***** The input *****
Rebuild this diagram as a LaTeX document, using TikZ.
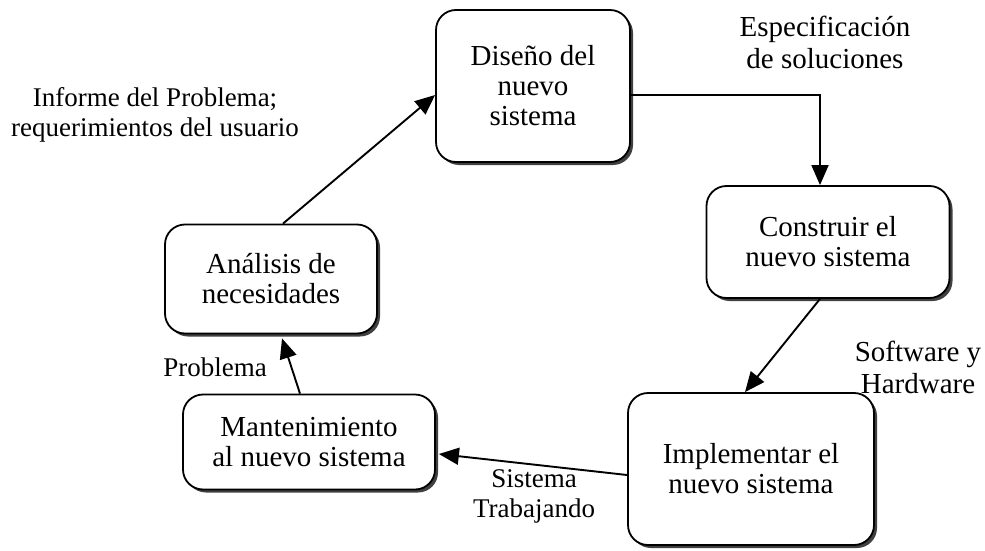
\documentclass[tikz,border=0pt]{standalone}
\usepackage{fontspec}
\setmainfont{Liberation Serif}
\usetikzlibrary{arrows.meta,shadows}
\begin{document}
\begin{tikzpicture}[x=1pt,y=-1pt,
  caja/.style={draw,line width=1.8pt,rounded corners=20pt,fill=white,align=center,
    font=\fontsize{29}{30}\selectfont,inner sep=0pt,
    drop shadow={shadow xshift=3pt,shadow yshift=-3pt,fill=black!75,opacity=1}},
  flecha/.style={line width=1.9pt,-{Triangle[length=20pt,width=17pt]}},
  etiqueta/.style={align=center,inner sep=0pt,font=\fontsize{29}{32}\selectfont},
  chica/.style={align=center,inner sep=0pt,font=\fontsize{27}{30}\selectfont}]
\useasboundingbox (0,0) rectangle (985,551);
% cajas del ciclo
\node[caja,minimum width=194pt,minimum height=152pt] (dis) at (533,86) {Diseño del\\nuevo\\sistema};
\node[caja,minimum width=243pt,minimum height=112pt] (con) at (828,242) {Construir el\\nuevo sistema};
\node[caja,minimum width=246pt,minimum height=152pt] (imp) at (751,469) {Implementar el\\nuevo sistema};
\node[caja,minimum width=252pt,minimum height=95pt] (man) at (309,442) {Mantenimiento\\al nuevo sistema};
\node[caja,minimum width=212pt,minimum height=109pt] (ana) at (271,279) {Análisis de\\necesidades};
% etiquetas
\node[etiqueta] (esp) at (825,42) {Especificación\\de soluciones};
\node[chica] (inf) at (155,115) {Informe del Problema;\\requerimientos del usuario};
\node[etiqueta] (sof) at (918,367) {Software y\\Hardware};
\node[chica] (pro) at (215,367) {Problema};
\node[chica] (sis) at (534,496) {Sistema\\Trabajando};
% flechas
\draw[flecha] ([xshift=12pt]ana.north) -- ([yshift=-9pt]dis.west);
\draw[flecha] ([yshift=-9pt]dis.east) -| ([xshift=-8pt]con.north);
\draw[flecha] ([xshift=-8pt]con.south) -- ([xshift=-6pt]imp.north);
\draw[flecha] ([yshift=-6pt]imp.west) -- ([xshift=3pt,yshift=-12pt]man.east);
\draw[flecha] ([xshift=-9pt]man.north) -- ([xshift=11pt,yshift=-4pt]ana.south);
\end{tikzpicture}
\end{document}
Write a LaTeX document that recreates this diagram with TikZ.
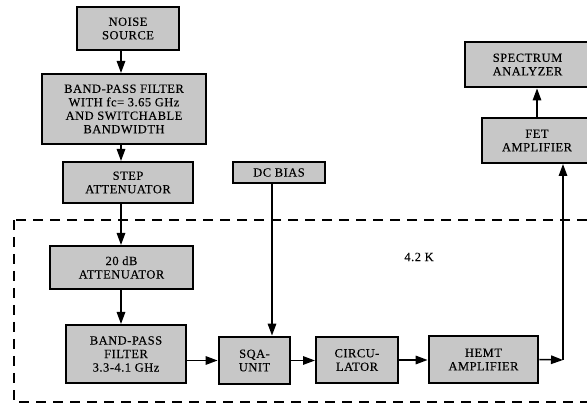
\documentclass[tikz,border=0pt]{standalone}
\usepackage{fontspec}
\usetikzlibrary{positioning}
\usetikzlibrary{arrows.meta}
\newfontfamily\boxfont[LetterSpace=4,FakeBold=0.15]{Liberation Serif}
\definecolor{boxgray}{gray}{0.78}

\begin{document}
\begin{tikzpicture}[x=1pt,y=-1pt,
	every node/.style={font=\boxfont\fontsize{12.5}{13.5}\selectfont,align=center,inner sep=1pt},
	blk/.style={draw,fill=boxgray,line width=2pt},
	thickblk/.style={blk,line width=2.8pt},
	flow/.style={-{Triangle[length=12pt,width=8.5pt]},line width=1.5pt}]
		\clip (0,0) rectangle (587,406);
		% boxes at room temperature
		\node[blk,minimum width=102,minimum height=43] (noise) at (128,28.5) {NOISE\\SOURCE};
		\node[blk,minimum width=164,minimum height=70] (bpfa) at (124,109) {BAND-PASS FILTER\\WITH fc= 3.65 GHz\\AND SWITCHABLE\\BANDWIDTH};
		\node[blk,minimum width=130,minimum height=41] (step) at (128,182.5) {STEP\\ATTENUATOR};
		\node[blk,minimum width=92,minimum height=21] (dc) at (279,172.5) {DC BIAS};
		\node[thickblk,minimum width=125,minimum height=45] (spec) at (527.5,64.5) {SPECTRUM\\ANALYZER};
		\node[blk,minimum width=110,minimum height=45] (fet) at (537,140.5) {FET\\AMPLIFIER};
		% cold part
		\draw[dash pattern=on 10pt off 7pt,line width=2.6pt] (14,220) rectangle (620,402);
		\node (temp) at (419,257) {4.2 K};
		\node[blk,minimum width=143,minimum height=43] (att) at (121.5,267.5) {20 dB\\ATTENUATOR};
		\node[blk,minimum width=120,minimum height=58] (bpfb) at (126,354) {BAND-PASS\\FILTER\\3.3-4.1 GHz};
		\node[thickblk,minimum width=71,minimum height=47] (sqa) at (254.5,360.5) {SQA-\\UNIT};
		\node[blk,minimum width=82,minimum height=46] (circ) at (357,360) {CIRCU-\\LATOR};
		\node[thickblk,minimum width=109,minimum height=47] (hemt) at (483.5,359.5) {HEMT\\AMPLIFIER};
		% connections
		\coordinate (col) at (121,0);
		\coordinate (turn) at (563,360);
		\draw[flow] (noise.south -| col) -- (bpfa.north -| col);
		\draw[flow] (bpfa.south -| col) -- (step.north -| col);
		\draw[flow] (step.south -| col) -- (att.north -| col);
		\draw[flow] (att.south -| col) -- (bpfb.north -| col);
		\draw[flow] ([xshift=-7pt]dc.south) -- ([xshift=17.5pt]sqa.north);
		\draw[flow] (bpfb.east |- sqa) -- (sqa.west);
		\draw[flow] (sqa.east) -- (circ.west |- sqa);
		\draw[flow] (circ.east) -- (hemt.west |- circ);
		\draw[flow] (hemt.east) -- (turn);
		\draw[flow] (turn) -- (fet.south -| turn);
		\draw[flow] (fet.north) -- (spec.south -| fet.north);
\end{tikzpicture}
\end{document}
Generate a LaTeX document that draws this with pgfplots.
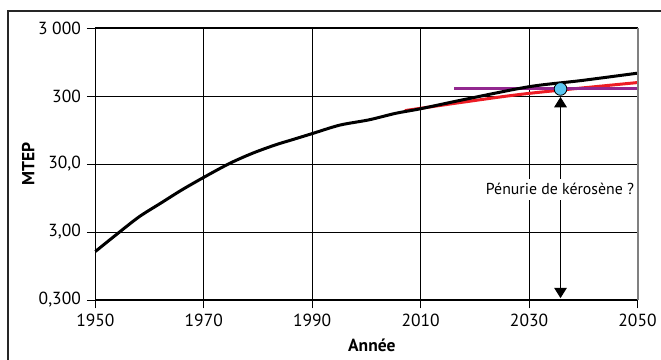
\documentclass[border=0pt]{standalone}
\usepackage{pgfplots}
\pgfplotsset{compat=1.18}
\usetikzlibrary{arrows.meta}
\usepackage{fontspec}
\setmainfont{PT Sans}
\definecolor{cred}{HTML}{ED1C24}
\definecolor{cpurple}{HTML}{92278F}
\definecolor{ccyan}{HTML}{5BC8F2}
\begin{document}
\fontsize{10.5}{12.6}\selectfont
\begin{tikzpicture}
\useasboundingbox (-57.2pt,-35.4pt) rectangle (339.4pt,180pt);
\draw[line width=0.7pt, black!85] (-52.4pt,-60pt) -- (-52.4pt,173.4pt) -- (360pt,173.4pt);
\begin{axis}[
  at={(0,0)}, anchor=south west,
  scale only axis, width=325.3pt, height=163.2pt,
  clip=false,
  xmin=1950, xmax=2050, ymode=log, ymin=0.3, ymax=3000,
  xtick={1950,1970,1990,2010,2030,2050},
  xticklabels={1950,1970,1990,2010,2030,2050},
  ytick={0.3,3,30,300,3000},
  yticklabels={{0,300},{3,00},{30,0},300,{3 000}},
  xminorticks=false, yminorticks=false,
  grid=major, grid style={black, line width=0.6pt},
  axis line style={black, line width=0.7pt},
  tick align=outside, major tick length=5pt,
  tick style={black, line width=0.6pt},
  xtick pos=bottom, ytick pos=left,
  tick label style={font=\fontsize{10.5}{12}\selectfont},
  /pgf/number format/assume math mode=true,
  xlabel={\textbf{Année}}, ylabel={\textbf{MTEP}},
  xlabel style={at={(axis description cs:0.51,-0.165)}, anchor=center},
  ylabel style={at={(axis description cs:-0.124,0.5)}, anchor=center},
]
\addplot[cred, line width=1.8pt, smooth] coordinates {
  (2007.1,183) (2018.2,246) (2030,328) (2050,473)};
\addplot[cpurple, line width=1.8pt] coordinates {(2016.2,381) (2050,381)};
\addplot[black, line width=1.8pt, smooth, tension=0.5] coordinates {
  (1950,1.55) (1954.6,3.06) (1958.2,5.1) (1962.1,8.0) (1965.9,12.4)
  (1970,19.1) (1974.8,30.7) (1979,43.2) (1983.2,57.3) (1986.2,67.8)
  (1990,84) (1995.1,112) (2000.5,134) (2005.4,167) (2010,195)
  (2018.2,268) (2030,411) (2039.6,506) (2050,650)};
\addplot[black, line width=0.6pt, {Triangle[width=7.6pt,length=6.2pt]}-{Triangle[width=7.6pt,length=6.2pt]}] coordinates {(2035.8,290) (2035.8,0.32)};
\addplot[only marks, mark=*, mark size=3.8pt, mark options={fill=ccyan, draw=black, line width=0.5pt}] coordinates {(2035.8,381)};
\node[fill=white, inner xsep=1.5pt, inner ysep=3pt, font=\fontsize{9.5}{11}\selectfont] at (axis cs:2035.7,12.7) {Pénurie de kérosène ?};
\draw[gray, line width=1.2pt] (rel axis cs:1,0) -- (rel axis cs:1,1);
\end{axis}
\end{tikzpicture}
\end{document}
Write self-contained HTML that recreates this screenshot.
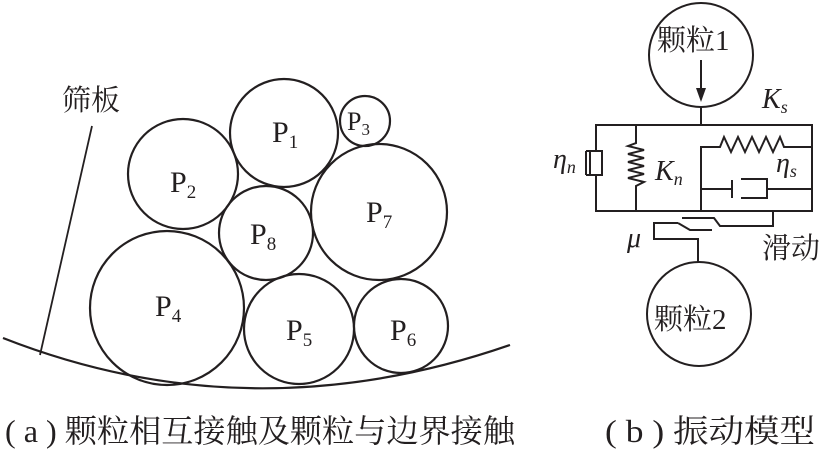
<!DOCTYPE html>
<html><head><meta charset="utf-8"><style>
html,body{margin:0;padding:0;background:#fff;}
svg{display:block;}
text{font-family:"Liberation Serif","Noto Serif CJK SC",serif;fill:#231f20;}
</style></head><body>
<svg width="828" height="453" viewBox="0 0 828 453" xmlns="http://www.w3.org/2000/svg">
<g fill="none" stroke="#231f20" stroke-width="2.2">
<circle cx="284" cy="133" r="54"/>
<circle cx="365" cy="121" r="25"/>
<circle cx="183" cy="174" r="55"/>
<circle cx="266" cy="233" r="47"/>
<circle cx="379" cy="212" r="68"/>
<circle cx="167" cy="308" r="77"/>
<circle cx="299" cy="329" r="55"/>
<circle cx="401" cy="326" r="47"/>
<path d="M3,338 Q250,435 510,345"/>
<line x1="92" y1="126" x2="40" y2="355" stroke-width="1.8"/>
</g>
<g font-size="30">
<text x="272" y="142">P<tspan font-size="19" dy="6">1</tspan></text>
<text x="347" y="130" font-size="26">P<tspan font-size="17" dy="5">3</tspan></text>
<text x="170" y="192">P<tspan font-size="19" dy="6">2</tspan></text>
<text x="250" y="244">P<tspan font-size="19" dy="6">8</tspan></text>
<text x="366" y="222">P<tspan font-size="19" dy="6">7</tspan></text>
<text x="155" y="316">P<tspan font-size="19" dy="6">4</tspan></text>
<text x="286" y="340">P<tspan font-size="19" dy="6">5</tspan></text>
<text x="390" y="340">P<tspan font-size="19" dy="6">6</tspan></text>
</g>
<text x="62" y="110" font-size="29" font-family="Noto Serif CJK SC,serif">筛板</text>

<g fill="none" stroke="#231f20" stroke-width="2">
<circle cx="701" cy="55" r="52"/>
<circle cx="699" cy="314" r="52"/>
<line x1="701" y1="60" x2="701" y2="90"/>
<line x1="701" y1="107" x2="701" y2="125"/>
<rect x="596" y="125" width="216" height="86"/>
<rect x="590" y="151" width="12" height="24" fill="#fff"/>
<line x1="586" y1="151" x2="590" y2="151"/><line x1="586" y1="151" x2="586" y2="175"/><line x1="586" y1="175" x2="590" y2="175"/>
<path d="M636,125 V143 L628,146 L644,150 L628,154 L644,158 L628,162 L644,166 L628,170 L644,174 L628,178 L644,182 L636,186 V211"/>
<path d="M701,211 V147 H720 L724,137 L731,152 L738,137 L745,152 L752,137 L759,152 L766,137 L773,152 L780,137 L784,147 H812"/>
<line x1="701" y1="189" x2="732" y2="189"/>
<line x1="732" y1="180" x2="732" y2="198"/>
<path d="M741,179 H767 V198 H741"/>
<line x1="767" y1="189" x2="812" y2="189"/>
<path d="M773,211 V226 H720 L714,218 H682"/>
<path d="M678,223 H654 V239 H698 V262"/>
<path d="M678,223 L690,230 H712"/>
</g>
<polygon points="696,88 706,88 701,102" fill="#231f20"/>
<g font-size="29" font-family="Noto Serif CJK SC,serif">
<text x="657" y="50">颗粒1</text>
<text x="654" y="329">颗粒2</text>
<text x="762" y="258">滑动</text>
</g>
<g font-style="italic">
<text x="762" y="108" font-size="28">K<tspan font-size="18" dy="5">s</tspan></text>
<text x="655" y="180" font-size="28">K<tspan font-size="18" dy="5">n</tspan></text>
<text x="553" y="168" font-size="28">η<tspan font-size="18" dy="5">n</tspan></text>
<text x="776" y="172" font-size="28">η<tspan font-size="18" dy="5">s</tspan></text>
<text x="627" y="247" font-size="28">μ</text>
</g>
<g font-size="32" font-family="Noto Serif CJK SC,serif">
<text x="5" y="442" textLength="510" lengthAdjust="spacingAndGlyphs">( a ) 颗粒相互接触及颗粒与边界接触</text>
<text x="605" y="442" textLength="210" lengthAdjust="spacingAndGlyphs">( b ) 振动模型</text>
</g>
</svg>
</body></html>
*****
### What is required
Extract every line containing the string "diagram" from the data above.

### Result of this task
Rebuild this diagram as a LaTeX document, using TikZ.
Write a LaTeX document that recreates this diagram with TikZ.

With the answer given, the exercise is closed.